Bird takes wing in concert

When I’m not at the theater, chances are I’m at a concert. This week I finally got to see one of my favorite artists live at the Fillmore in San Francisco.

Bird watching at the Fillmore has its rewards, especially if the bird in question is Andrew Bird, one of pop music’s mavericks.

Few singer-songwriters multi-task the way Bird does in concert. He sings and plays the guitar. Nothing unusual there. He also plays the violin like a mad genius, whistles with the clarity and purity of a flute and — here’s the real distinction — plays the glockenspiel.

Bird’s sold-out Fillmore show Tuesday follows buzz-worthy appearances at the big music festivals: South by Southwest in Texas and last weekend’s Coachella in southern California.
Tuesday’s hour and 45-minute show featured Bird — sort of the thinking person’s James Blunt _ ably supported by bassist Jeremy Ylvisake and percussionist and electronics whiz Martin Dosh.

Here’s how a typical Bird song — let’s choose “Fiery Crash,” a cheery number about the fear of flying _ goes in concert. Bird lays down a musical foundation using a multi-track loop. He’ll record a few interesting measures on his violin and, using his feet to control the buttons, play them back and add some whistling and/or glock.

The resulting sound can make Bird’s violin sound like a chamber orchestra. Combine that with his Silvertone electric guitar and the other sounds, and he’s a one-man marching band.

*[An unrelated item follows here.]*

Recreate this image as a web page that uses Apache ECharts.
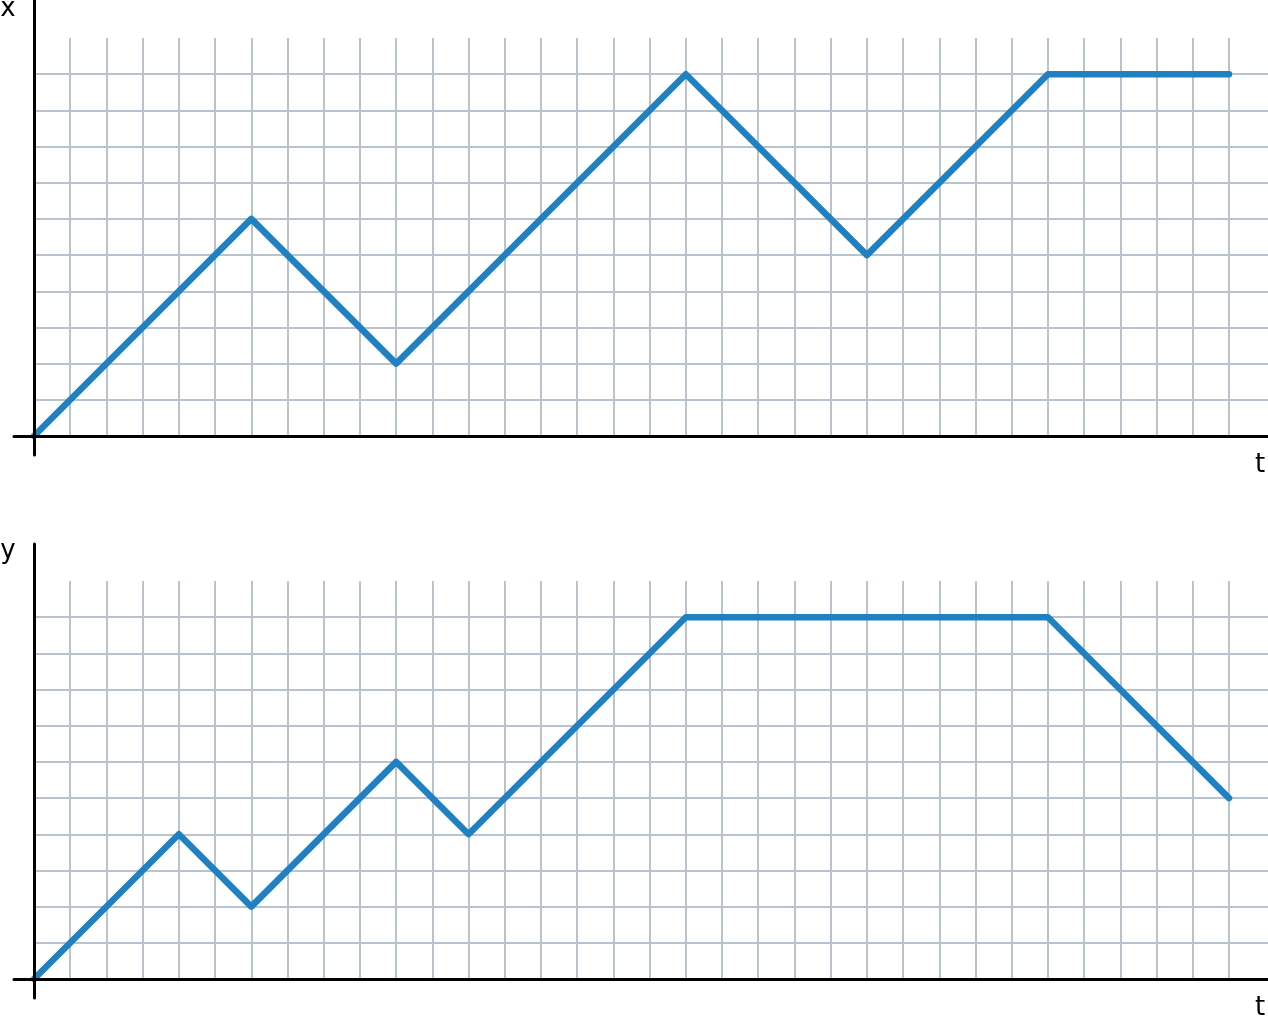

Pulling primarily from 2005’s “Andrew Bird and the Mysterious Production of Eggs” and this year’s “Armchair Apocrypha,” Bird and his band turned what are, on the record, three- and four-minute gems into protracted loops of sound that push, pull and swirl into musical tornadoes.

Not every tune got the full-on, multi-layered treatment. “Heretics” provided a welcome oasis of straightforward, no-frills pop (that called to mind the Belle & Sebastian sound), but for the most part, Bird concentrated on turning songs like “Masterfade,” “Plasticities” and “Dark Matter” into jams that _ as jams often do _ began to sound alike.

Sometimes the bombast worked in a song’s favor, as on the epic “Scythian Empires,” which blossomed under Bird’s symphonic treatment.

But other tunes, such as “Fake Palindromes” and “Armchairs,” grew wearying, and though the likable Bird is capable of a sort of dry, intellectual humor — he paused Tuesday night to introduce the audience to a fan-created sock monkey dressed in a suit and carrying a violin case — his musical approach is deadly serious, and he often seemed lost in a sonic world of his own creation.

Such commitment to the creation of interesting sounds is one of the reasons Bird’s albums are so rich and fulfilling. But in concert, Bird tends to fly off in loop-the-loops, leaving his audience behind — entertained but not quite satisfied.

For a guy who used to play with the retro-swing band the Squirrel Nut Zippers, you hold out hope that he’ll lighten up some, or at least lay off the special effects. Whistling is great and so is a glockenspiel, but do we need to hear them on song after song?

Andrew Bird is what you might call an NPR rocker. He’s got talent and gusto and brains to spare, but there comes a point in his live show when you want less challenge, less complexity and more simple beauty, which is already there — it’s just a little overwhelmed.